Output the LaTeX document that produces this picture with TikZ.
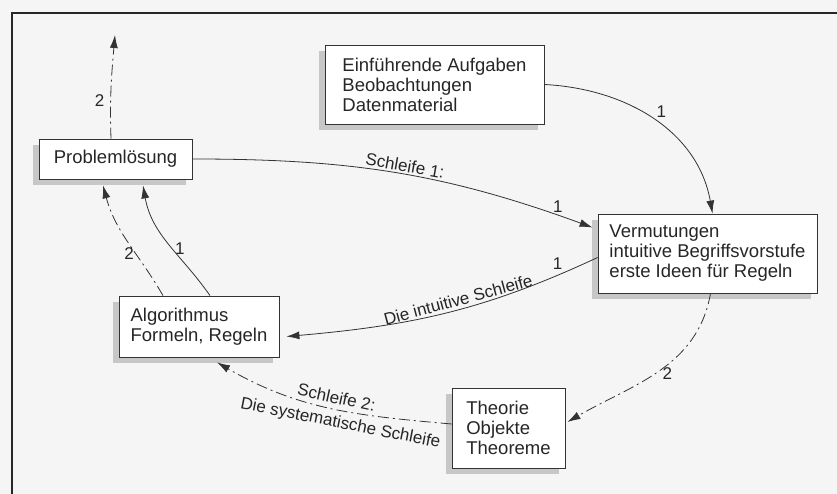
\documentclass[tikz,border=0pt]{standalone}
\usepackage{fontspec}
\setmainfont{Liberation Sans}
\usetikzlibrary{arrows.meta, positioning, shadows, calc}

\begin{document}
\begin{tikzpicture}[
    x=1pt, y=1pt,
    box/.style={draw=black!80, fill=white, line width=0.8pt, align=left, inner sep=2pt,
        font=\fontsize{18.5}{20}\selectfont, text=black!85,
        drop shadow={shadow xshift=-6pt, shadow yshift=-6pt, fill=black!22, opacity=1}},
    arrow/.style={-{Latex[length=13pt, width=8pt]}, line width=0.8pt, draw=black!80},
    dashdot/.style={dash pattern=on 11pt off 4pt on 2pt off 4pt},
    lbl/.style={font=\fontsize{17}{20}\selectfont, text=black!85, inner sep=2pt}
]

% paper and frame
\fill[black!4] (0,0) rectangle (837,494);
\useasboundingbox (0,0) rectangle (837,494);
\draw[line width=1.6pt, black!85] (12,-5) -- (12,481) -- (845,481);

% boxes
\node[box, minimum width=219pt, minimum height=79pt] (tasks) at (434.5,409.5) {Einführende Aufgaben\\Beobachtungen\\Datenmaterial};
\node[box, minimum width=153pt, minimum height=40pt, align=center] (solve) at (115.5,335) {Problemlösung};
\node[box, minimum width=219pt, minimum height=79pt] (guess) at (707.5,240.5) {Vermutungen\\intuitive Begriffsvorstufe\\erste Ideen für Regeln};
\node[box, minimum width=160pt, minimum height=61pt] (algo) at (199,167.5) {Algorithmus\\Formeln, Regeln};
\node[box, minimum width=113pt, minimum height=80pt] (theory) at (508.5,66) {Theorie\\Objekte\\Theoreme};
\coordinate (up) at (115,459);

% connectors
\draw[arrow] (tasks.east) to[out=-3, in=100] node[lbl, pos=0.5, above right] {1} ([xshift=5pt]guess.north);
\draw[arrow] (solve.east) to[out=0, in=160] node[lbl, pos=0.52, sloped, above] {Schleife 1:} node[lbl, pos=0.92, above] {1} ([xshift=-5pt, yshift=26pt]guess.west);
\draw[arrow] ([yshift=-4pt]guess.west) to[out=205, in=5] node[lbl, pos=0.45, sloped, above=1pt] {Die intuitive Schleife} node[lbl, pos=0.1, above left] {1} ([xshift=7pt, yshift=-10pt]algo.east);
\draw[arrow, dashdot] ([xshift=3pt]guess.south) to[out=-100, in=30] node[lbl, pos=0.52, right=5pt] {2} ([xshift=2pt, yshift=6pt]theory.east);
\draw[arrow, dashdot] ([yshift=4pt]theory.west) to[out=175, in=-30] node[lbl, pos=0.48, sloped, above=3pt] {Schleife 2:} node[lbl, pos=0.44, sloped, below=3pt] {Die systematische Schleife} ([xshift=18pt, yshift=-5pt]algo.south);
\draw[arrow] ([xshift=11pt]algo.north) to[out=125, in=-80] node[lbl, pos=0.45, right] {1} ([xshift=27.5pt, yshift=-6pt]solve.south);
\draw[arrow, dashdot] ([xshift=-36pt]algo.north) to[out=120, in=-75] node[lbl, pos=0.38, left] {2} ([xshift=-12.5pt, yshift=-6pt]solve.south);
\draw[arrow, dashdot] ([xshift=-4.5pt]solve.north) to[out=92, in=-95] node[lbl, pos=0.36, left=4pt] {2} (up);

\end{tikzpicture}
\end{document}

Instruction:
Quote all the lines above exactly as given. Do not include the pictures.

The reply:
Output the LaTeX document that produces this picture with TikZ.
\documentclass[tikz,border=0pt]{standalone}
\usepackage{fontspec}
\setmainfont{Liberation Sans}
\usetikzlibrary{arrows.meta, positioning, shadows, calc}

\begin{document}
\begin{tikzpicture}[
    x=1pt, y=1pt,
    box/.style={draw=black!80, fill=white, line width=0.8pt, align=left, inner sep=2pt,
        font=\fontsize{18.5}{20}\selectfont, text=black!85,
        drop shadow={shadow xshift=-6pt, shadow yshift=-6pt, fill=black!22, opacity=1}},
    arrow/.style={-{Latex[length=13pt, width=8pt]}, line width=0.8pt, draw=black!80},
    dashdot/.style={dash pattern=on 11pt off 4pt on 2pt off 4pt},
    lbl/.style={font=\fontsize{17}{20}\selectfont, text=black!85, inner sep=2pt}
]

% paper and frame
\fill[black!4] (0,0) rectangle (837,494);
\useasboundingbox (0,0) rectangle (837,494);
\draw[line width=1.6pt, black!85] (12,-5) -- (12,481) -- (845,481);

% boxes
\node[box, minimum width=219pt, minimum height=79pt] (tasks) at (434.5,409.5) {Einführende Aufgaben\\Beobachtungen\\Datenmaterial};
\node[box, minimum width=153pt, minimum height=40pt, align=center] (solve) at (115.5,335) {Problemlösung};
\node[box, minimum width=219pt, minimum height=79pt] (guess) at (707.5,240.5) {Vermutungen\\intuitive Begriffsvorstufe\\erste Ideen für Regeln};
\node[box, minimum width=160pt, minimum height=61pt] (algo) at (199,167.5) {Algorithmus\\Formeln, Regeln};
\node[box, minimum width=113pt, minimum height=80pt] (theory) at (508.5,66) {Theorie\\Objekte\\Theoreme};
\coordinate (up) at (115,459);

% connectors
\draw[arrow] (tasks.east) to[out=-3, in=100] node[lbl, pos=0.5, above right] {1} ([xshift=5pt]guess.north);
\draw[arrow] (solve.east) to[out=0, in=160] node[lbl, pos=0.52, sloped, above] {Schleife 1:} node[lbl, pos=0.92, above] {1} ([xshift=-5pt, yshift=26pt]guess.west);
\draw[arrow] ([yshift=-4pt]guess.west) to[out=205, in=5] node[lbl, pos=0.45, sloped, above=1pt] {Die intuitive Schleife} node[lbl, pos=0.1, above left] {1} ([xshift=7pt, yshift=-10pt]algo.east);
\draw[arrow, dashdot] ([xshift=3pt]guess.south) to[out=-100, in=30] node[lbl, pos=0.52, right=5pt] {2} ([xshift=2pt, yshift=6pt]theory.east);
\draw[arrow, dashdot] ([yshift=4pt]theory.west) to[out=175, in=-30] node[lbl, pos=0.48, sloped, above=3pt] {Schleife 2:} node[lbl, pos=0.44, sloped, below=3pt] {Die systematische Schleife} ([xshift=18pt, yshift=-5pt]algo.south);
\draw[arrow] ([xshift=11pt]algo.north) to[out=125, in=-80] node[lbl, pos=0.45, right] {1} ([xshift=27.5pt, yshift=-6pt]solve.south);
\draw[arrow, dashdot] ([xshift=-36pt]algo.north) to[out=120, in=-75] node[lbl, pos=0.38, left] {2} ([xshift=-12.5pt, yshift=-6pt]solve.south);
\draw[arrow, dashdot] ([xshift=-4.5pt]solve.north) to[out=92, in=-95] node[lbl, pos=0.36, left=4pt] {2} (up);

\end{tikzpicture}
\end{document}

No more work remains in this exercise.